Les études sur van Gogh, sa technique, sa palette, ses supports, ses procédés de création, l’établissement minutieux de sa bio-chronologie et de sa correspondance, ont produit une masse impressionnante de connaissances au cours des dernières décennies. À tel point que l’on peut se demander s’il existe actuellement un autre artiste aussi complètement étudié et documenté. Pour ce qui relève des aspects techniques et matériels de l’œuvre, citons surtout les remarquables travaux d’Ella Hendriks, Muriel Geldof et Louis van Tilborgh. Ces chercheurs ont établi la liste des fournisseurs parisiens du peintre, sur la base de marques ou étiquettes de support, ou d’autres sources : Dubus, Fermine, Hardy-Alan, Hennequin, Latouche, Hofer frères, Rey et Perrod, Pignel-dupont, Tanguy, Tasset et Lhote.
Sur ces dix boutiques, sept ont en commun d’avoir été des commerces de proximité pour Vincent van Gogh (à retrouver ici), pendant la courte période de février 1886 à février 1888 où il habita chez Theo, rue de Laval (actuelle rue Victor-Massé) puis rue Lepic.
Sans pour autant considérer la proximité des sources d’approvisionnement comme le seul facteur présidant au choix des supports et autres fournitures, on constate qu’il s’agit d’un critère décisif dans le cas de cet artiste, pendant son séjour parisien.
Hofer frères constitue apparemment, avec Dubus et Hardy-Alan, un des trois « intrus » parmi le groupe des boutiques de voisinage. Or, ce n’est peut-être pas le cas selon des éléments nouveaux.
Hofer frères (à retrouver ici) est le dernier représentant de la maison Belot-Vallé-Bellavoine, qui remonte à 1768 environ. Blottie pendant plus d’un siècle contre le chevet de l’église Saint-Germain-l’Auxerrois, la boutique a franchi la Seine en 1871 pour la rue des Grands-Augustins, près du Pont-Neuf. Cette maison est typique des fabricants traditionnels du quartier du Louvre, fournisseurs privilégiés des académiciens, des élèves de l’école des beaux-arts, et d’une clientèle plutôt aisée.
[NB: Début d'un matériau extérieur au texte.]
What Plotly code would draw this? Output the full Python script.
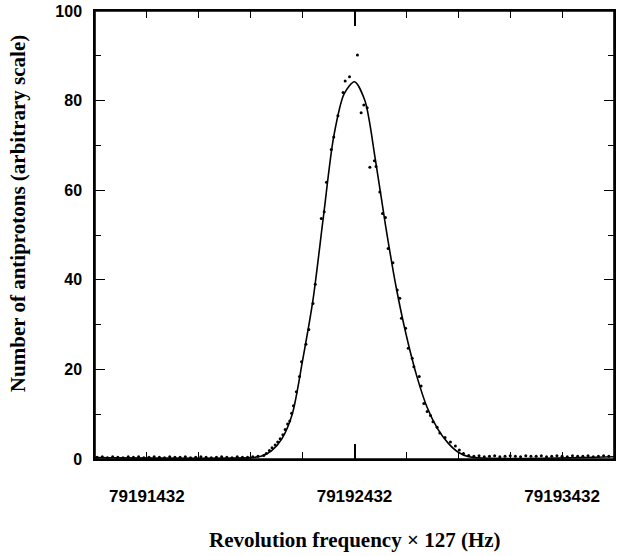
import plotly.graph_objects as go

CENTER = 79192432

# measured data points: frequency offset from 79192432 Hz and counts
pt_offset = [-1240, -1215, -1190, -1165, -1140, -1115, -1090, -1065, -1040, -1015,
             -990, -965, -940, -915, -890, -865, -840, -815, -790, -765,
             -740, -715, -690, -665, -640, -615, -590, -565, -540, -515, -490, -465,
             -437, -425, -410, -397, -382, -370, -358, -345, -334, -322, -312, -303,
             -294, -280, -265, -255, -234, -220, -200, -189, -160, -146, -135, -112,
             -100, -80, -55, -45, -24, 14, 32, 45, 61, 74, 96, 104, 122, 135, 149,
             162, 185, 206, 218, 226, 246, 259, 278, 286, 312, 321, 334, 350, 366,
             378, 398, 411, 436, 462, 486, 505, 525,
             550, 575, 600, 625, 650, 675, 700, 725, 750, 775, 800, 825, 850, 875,
             900, 925, 950, 975, 1000, 1025, 1050, 1075, 1100, 1125, 1150, 1175,
             1200, 1225]
pt_value = [0.4, 0.5, 0.3, 0.5, 0.4, 0.3, 0.5, 0.4, 0.5, 0.3,
            0.4, 0.5, 0.4, 0.3, 0.5, 0.4, 0.4, 0.5, 0.3, 0.4,
            0.5, 0.4, 0.3, 0.4, 0.5, 0.4, 0.3, 0.5, 0.4, 0.4, 0.5, 0.6,
            0.8, 1.2, 1.9, 2.5, 3.1, 3.8, 4.5, 5.4, 6.6, 7.8, 8.5, 10.2,
            11.9, 15.0, 18.4, 21.7, 25.6, 28.9, 34.7, 39.0, 53.7, 55.2, 61.8, 69.1,
            71.9, 76.6, 81.8, 84.4, 85.3, 90.2, 77.3, 79.0, 78.4, 65.1, 66.6, 65.3, 59.6, 54.8, 53.9,
            47.0, 43.8, 37.7, 35.9, 31.4, 29.2, 24.7, 22.5, 20.6, 18.4, 16.3, 12.4, 10.6, 9.7,
            8.3, 7.1, 5.8, 4.8, 3.8, 2.9, 2.0, 1.2,
            0.8, 0.6, 0.7, 0.5, 0.6, 0.7, 0.5, 0.6, 0.7, 0.6, 0.5, 0.7, 0.6, 0.6,
            0.7, 0.5, 0.6, 0.7, 0.6, 0.5, 0.7, 0.6, 0.6, 0.7, 0.5, 0.6, 0.7, 0.6,
            0.6, 0.7]

# fitted curve
fit_offset = [-1250, -500, -450, -400, -350, -300, -250, -200, -150, -100, -50, 0,
              50, 100, 150, 200, 250, 300, 350, 400, 450, 500, 550, 1250]
fit_value = [0.3, 0.3, 0.6, 1.8, 4.5, 10.0, 22.0, 35.5, 54.0, 72.0, 81.5, 84.2,
             80.0, 67.0, 52.0, 38.5, 27.5, 18.5, 11.5, 6.8, 3.6, 1.5, 0.5, 0.5]

x_ticks = [79191432, 79192432, 79193432]
x_ticklabels = ["79191432", "79192432", "79193432"]
x_long_tick = [79192432]
y_ticks = [0, 20, 40, 60, 80, 100]
x_range = [79191182, 79193682]

pt_x = [CENTER + d for d in pt_offset]
fit_x = [CENTER + d for d in fit_offset]

fig = go.Figure()
fig.add_trace(go.Scatter(x=fit_x, y=fit_value, mode="lines",
                         line=dict(color="black", width=1.6, shape="spline", smoothing=0.8),
                         showlegend=False))
fig.add_trace(go.Scatter(x=pt_x, y=pt_value, mode="markers",
                         marker=dict(color="black", size=3),
                         showlegend=False))

xtickfont = dict(family="Liberation Sans", size=17, color="black", weight="bold")
ytickfont = dict(family="Liberation Sans", size=16, color="black", weight="bold")
fig.update_layout(
    width=626, height=556,
    margin=dict(l=95, r=12, t=11, b=97, autoexpand=False),
    paper_bgcolor="white", plot_bgcolor="white",
    xaxis=dict(range=x_range, tickvals=x_ticks, ticktext=x_ticklabels,
               ticks="inside", ticklen=7, tickwidth=1.2, tickcolor="black",
               minor=dict(dtick=250, tick0=79191432, ticks="inside", ticklen=7,
                          tickwidth=1, tickcolor="black"),
               showline=True, linecolor="black", linewidth=1.5, mirror="ticks",
               showgrid=False, zeroline=False, tickfont=xtickfont,
               ticklabelstandoff=21, automargin=False),
    xaxis2=dict(range=x_range, overlaying="x", side="bottom", tickvals=x_long_tick,
                showticklabels=False, ticks="inside", ticklen=15, tickwidth=1.6,
                tickcolor="black", showline=False, mirror="ticks",
                showgrid=False, zeroline=False, automargin=False),
    yaxis=dict(range=[0, 100], tickvals=y_ticks,
               ticks="inside", ticklen=10, tickwidth=1.2, tickcolor="black",
               minor=dict(dtick=10, tick0=0, ticks="inside", ticklen=6,
                          tickwidth=1, tickcolor="black"),
               showline=True, linecolor="black", linewidth=1.5, mirror="ticks",
               showgrid=False, zeroline=False, tickfont=ytickfont,
               ticklabelstandoff=8, automargin=False),
)
# invisible trace to attach the long-tick overlay axis
fig.add_trace(go.Scatter(x=[x_range[0]], y=[None], xaxis="x2", mode="markers",
                         showlegend=False, hoverinfo="skip"))
# plot frame
fig.add_shape(type="rect", xref="paper", yref="paper", x0=0, x1=1, y0=0, y1=1,
              line=dict(color="black", width=1.6), layer="above")
fig.add_annotation(text="Revolution frequency \u00d7 127 (Hz)", xref="paper", yref="paper",
                   x=0.5, y=-0.181, yanchor="middle", showarrow=False,
                   font=dict(family="Liberation Serif", size=21, color="black", weight="bold"))
fig.add_annotation(text="Number of antiprotons (arbitrary scale)", xref="paper", yref="paper",
                   x=-0.148, y=0.547, xanchor="center", yanchor="middle", textangle=-90,
                   showarrow=False,
                   font=dict(family="Liberation Serif", size=21, color="black", weight="bold"))
fig.write_html("out.html", config={"displayModeBar": False},
               post_script="document.body.style.margin='0';")
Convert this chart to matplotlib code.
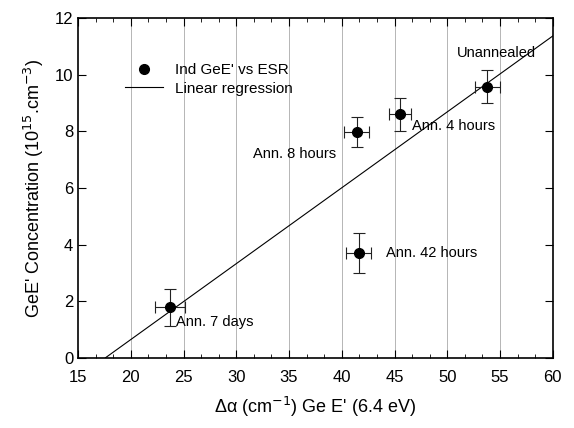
import matplotlib
matplotlib.use("Agg")
from matplotlib import pyplot as plt
from matplotlib.lines import Line2D
from matplotlib.ticker import MultipleLocator, AutoMinorLocator
import numpy as np

plt.rcParams['font.family'] = ['Liberation Sans', 'DejaVu Sans']

# data
labels = ["Ann. 7 days", "Ann. 8 hours", "Ann. 4 hours", "Unannealed", "Ann. 42 hours"]
delta_alpha = [23.7, 41.4, 45.5, 53.8, 41.6]
delta_alpha_err = [1.4, 1.2, 1.05, 1.2, 1.2]
gee_conc = [1.78, 7.97, 8.60, 9.58, 3.70]
gee_conc_err = [0.65, 0.54, 0.59, 0.58, 0.69]

# annotation positions (data units)
label_pos = [(24.3, 1.27), (31.6, 7.2), (46.7, 8.19), (50.9, 10.75), (44.2, 3.7)]

fig = plt.figure(figsize=(5.74, 4.28), dpi=100)
ax = fig.add_axes([0.136, 0.164, 0.827, 0.794])

for x in range(20, 60, 5):
    ax.axvline(x, color='#aaaaaa', lw=0.6, zorder=0)

ax.errorbar(delta_alpha, gee_conc, xerr=delta_alpha_err, yerr=gee_conc_err,
            fmt='o', color='black', ms=7, ecolor='#222222', elinewidth=0.8,
            capsize=4, capthick=0.8, zorder=3)

slope, icpt = np.polyfit(delta_alpha, gee_conc, 1)
xl = np.array([-icpt / slope, 60])
ax.plot(xl, slope * xl + icpt, color='black', lw=0.8)

for (tx, ty), lab in zip(label_pos, labels):
    ax.text(tx, ty, lab, fontsize=10.5, va='center', ha='left')

ax.set_xlim(15, 60)
ax.set_ylim(0, 12)
ax.xaxis.set_major_locator(MultipleLocator(5))
ax.xaxis.set_minor_locator(AutoMinorLocator(3))
ax.yaxis.set_major_locator(MultipleLocator(2))
ax.tick_params(which='both', direction='in', top=True, right=True, labelsize=12)
ax.tick_params(which='major', length=6)
ax.tick_params(which='minor', length=3)
ax.tick_params(axis='x', pad=9)
for s in ax.spines.values():
    s.set_linewidth(1.2)

ax.set_xlabel("Δα (cm$^{-1}$) Ge E' (6.4 eV)", fontsize=13, labelpad=7)
ax.set_ylabel("GeE' Concentration (10$^{15}$.cm$^{-3}$)", fontsize=13, labelpad=6)

handles = [Line2D([], [], marker='o', color='black', ls='none', ms=7),
           Line2D([], [], color='black', lw=0.8)]
ax.legend(handles, ["Ind GeE' vs ESR", "Linear regression"], loc='upper left',
          bbox_to_anchor=(0.085, 0.885), frameon=False, fontsize=11,
          handlelength=2.5, borderaxespad=0, labelspacing=0.3)

fig.savefig("out.png", dpi=100)
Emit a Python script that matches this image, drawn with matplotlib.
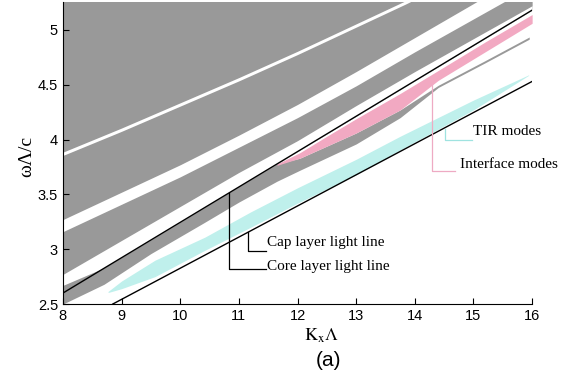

A contrario, les années impressionnistes voient l’apparition de nouveaux commerces, qui suivent le déplacement du centre de gravité de certaines colonies d’artistes vers le nord : les quartiers de la Nouvelle Athènes, des Batignolles, Saint-Georges, Montmartre.
Hofer frères a visiblement tenté une mue pour s’adapter à de nouvelles consommations et à une nouvelle géographie du marché. L’entreprise se diversifie dans la fabrication et la vente du matériel photographique, et, début 1887, dépose trois marques de fabrique pour ses plaques sensibles au gélatino-bromure, tout en important du matériel anglais. Elle se rapproche aussi des quartiers d’une nouvelle clientèle d’artistes.
C’est ainsi qu’elle va ouvrir une succursale au 83, rue Blanche (Place Blanche), en face du débouché de la rue Lepic — où Theo et Vincent van Gogh résidaient depuis début juin 1886, au numéro 54. Ce sont des publicités parues entre 1888 et 1890 qui apportent cette information, ainsi qu’une unique mention dans l’Annuaire-Almanach du commerce, de l’industrie (…) (Didot-Bottin) de 1889.
Une difficulté demeure à ce jour : nous ne trouvons pas la trace de l’ouverture de la succursale de la place Blanche avant le printemps 1888, alors même que les marques Hofer frères se trouvent au dos d’œuvres datant de 1887 (F266a, F378, F380), voire de 1886 (F273), et que van Gogh va quitter Paris en février 1888. Il est possible que les supports utilisés par van Gogh proviennent de la rue des Grands-Augustins ou que des toiles fabriquées par Hofer frères aient été revendues chez divers marchands de couleurs dans Paris. Il est possible aussi que l’ouverture de la boutique de la place Blanche soit antérieure à 1888, et remonte à 1886 ou 1887. Nous espérons en découvrir une preuve documentaire dès la réouverture des archives de Paris, actuellement fermées en raison de la pandémie. Nous vous tiendrons immédiatement informés.